There is a very nice example of race conditions that even serializable level cannot fix here : http://www.postgresql.org/docs/8.4/static/transaction-iso.html#MVCC-SERIALIZABILITY
When working with transactions the more important things are:
data used in your transaction must always be read INSIDE the transaction (re-read it if you had data from before the BEGIN)
understand why the high isolation level set implicit locks and may block some other queries ( and make them timeout)
try to avoid dead locks (try to lock tables in the same order) but handle them (retry a transaction aborted by MySQL)
try to freeze important source tables with serialization isolation level (LOCK IN SHARE MODE) when your application code assume that no insert or update should modify the dataset he's using (if not you will not have problems but your result will have ignored the concurrent changes)
It is not a best practice. Modern versions of MySQL support transactions with well defined semantics. Use transactions, and forget about locking stuff by hand.
The only new thing you'll have to deal with is that transaction commits may fail because of race conditions, but you'd be doing error checking with locks anyway, and it is easier to retry the logic that led to a transaction failure than to recover from errors in a non-transactional setup.

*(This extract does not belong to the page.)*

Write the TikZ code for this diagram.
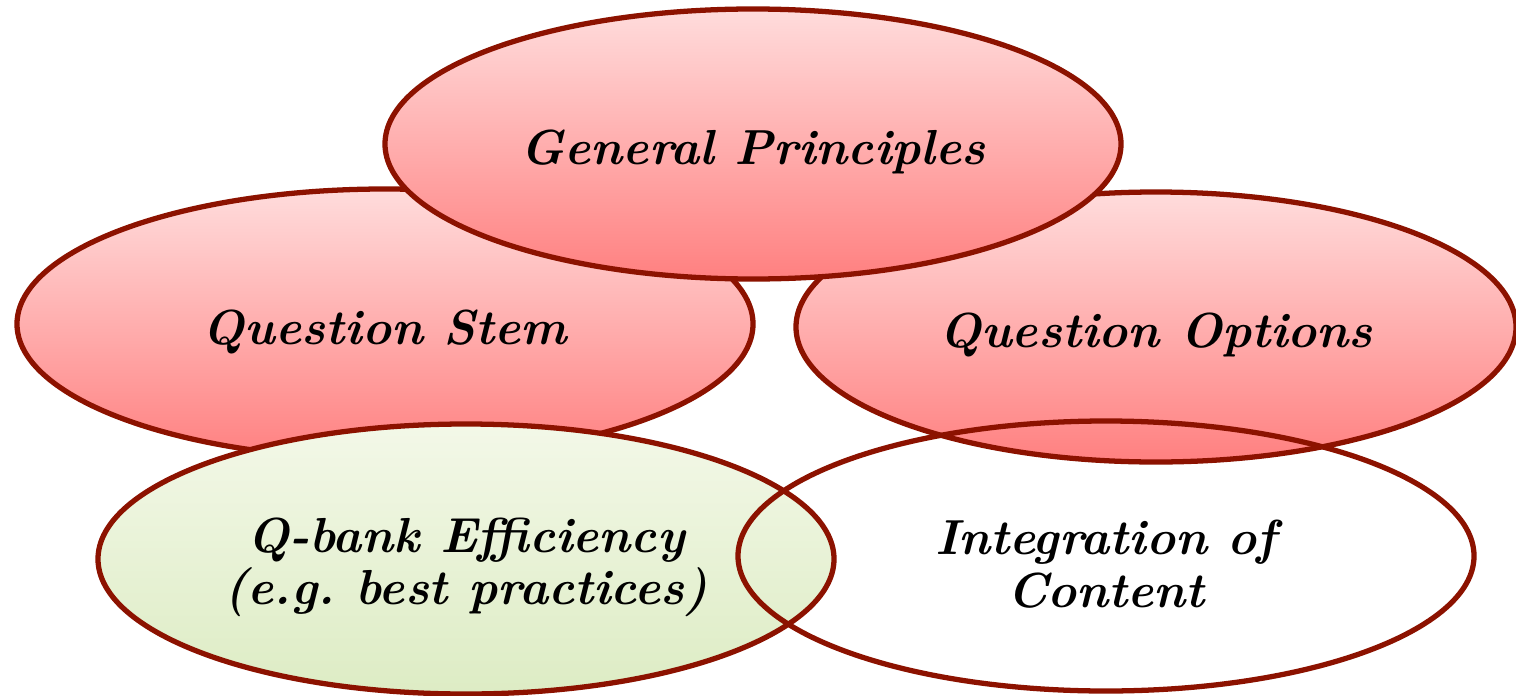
\documentclass[tikz,border=0pt]{standalone}
\usepackage{tikz}
\usetikzlibrary{shapes.geometric}
\definecolor{rimred}{RGB}{140,18,0}
\definecolor{pinktop}{RGB}{255,220,220}
\definecolor{pinkbot}{RGB}{255,128,128}
\definecolor{greentop}{RGB}{243,248,232}
\definecolor{greenbot}{RGB}{221,236,196}
\newcommand{\upstrut}{\rule{0pt}{5.1mm}}
\tikzset{
  blob/.style={ellipse,draw=rimred,line width=1.5pt,inner sep=0pt,
    minimum width=7.36cm,minimum height=2.70cm,align=center,
    font=\fontsize{14}{15}\selectfont\bfseries\itshape,
    execute at begin node={\rule{0pt}{5mm}}},
  pinkblob/.style={blob,top color=pinktop,bottom color=pinkbot},
  greenblob/.style={blob,top color=greentop,bottom color=greenbot},
  openblob/.style={blob}
}
\begin{document}
\begin{tikzpicture}[line cap=round,line join=round,x=1.0cm,y=1.0cm]
      \useasboundingbox (0,0) rectangle (15.16,6.95);
      \node[pinkblob] (stem) at (3.85,3.71) {Question Stem};
      \node[pinkblob,minimum width=7.2cm] (options) at (11.56,3.68) {Question Options};
      \node[pinkblob] (general) at (7.53,5.51) {General Principles};
      \node[greenblob] (qbank) at (4.66,1.36) {\upstrut Q-bank Efficiency\\(e.g.\ best practices)};
      \node[openblob] (integration) at (11.06,1.39) {\upstrut Integration of\\Content};
    \end{tikzpicture}
\end{document}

If you do get race conditions and failed commits, then you may want to fine-tune the isolation configuration for your transactions.
For example if you need to generate invoice numbers which are sequential and have no numbers missing - this is a requirement at least in the country I live in.
If you have a few web servers, then a few users might be buying stuff literally at the same time.
If you do select max(invoice_id)+1 from invoice to get the new invoice number, two web servers might do that at the same time (before the new invoice has been added), and get the same invoice number for the invoices they're trying to create.
If you use a mechanism such as "auto_increment", this is just meant to generate unique values, and makes no guarantees about not missing out numbers (if one transaction tries to insert a row, then does a rollback, the number is "lost"),
So the solution is to (a) lock the table (b) select max(invoice_id)+1 from invoice (c) do the insert (d) commit + unlock the table.
On another note, in MySQL you're best using InnoDB and using row-level locking. Doing a lock table command can implicitly commit the transaciton you're working on.
Take a look here for general introduction to what transactions are and how to use them.
Databases are designed to work in concurrent environments, so locking the tables and/or records helps to keep the transactions consistent.
So a record affected by one transaction should not be altered until this transaction commits or rolls back.